The high-grip footpegs (which now adorn Ducati’s entire sport line-up) allow for greater control by providing a sturdy leverage point. We continue to enjoy Panigale’s adeptly proportioned control layout, however, taller-than-average riders might feel a tad cramped – although the taller windscreen mitigates that complaint slightly and is a welcome change. The monochrome digital dash panel is clear and simple to decipher at a glance, and once you learn the nuances of the menu system, making changes is a snap. The only strike against the menu system is that adjustments have to be made at a standstill, not on the fly, while riding.

A lot of people might complain about Ducati bucking traditional class hierarchy and rules with its nearly liter-sized entry-level 959. But this new Ducati represents all the things that draws riders to the Panigale pedigree: it’s fast but not intimidating, has the same thumping pulse, appearance, and much of the feel, however, it generates even wider grins for three-quarters the price of a standard 1299.

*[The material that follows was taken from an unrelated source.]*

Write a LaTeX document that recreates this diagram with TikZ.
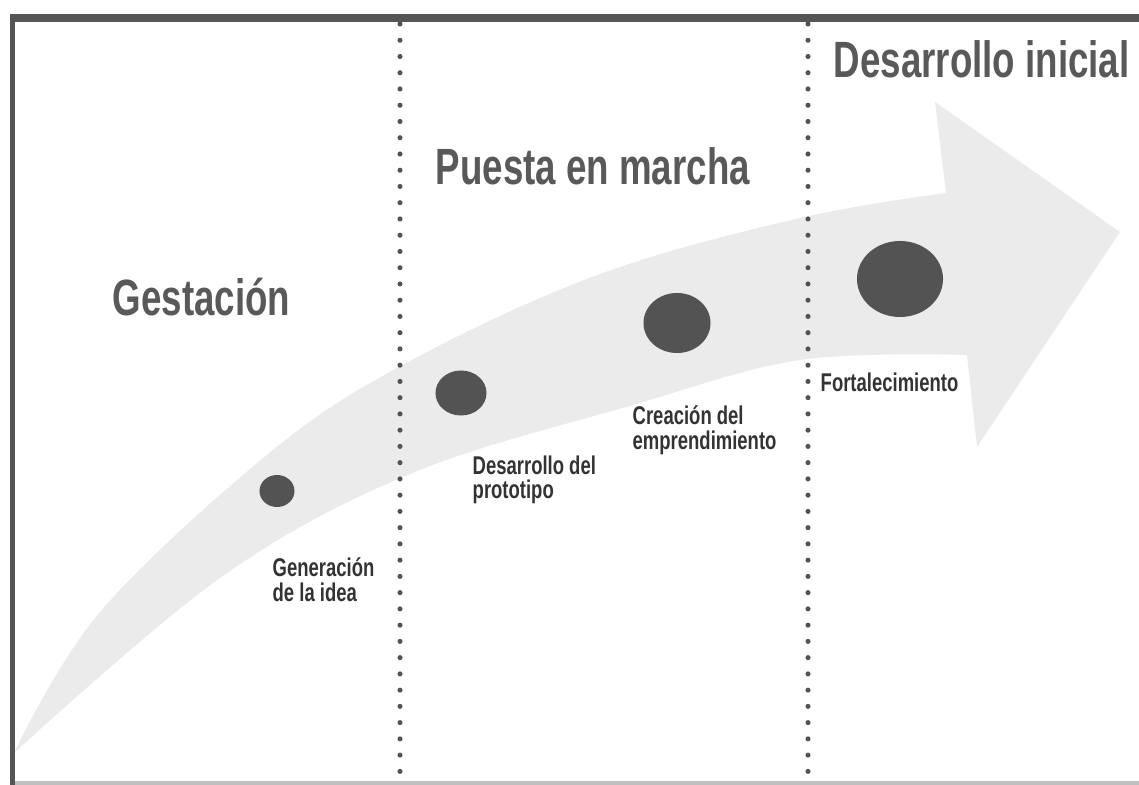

2016 Ducati 959 Panigale Specs
Engine: 955cc Superquadro liquid-cooled L-Twin; eight-valve, Desmodromic
Bore and Stroke: 100 x 60.8mm
Compression Ratio: 12.5:1
Fueling: Electronic fuel-injection, dual-stage fuel injectors
Clutch: Wet multi-plate with self-servo slipper function; hydraulic actuation
Transmission: Six-speed
Final Drive: Chain 15/43
Frame: Monocoque aluminum
Front Suspension: Showa 43mm inverted fork; three-way adjustable for spring preload, compression and rebound damping; 4.72 in. travel
Rear Suspension: Sachs gas-charged shock; three-way adjustable for spring preload, compression and rebound damping; 5.12 in. travel
Front Brakes: 320mm discs with radial-mount Brembo four-piston M4 monobloc calipers
Rear Brake: 245mm disc with twin-piston caliper
Tires: Pirelli Diablo Rosso Corsa, 120/70-17, 180/60-17
Curb Weight: 429 lbs. (claimed)
Wheelbase: 56.57 in.
Rake: 24.0 deg. / Trail: 3.78 in.
Seat Height: 32.48 in.
Fuel Capacity: 4.5 gallon
MSRP: $14,995 (red); $15,295 (white)
Warranty: Two years unlimited mileage
959 Panigale Highs & Lows
  • Mid-range power expands slightly
  • A more well-rounded entry-level Panigale
  • Costs the same as the original 899
  • Missing auto-blip downshift function
  • Electronic adjustments can’t be made on the fly
  • Four pounds heavier
Racing an Ducati 959 Panigale
Racing and Ducati go hand-in-hand. But due to its 955cc engine capacity the Superquadro-equipped 959 Panigale isn’t eligible for competition in most top-level road racing series’ including World Supersport. Within the regional U.S. club road racing scene it’s eligible in Heavyweight and Twins race classes, as well as AFM’s 750 Production/Superbike categories. At this time, Ducati North America isn’t offering any racing contingency.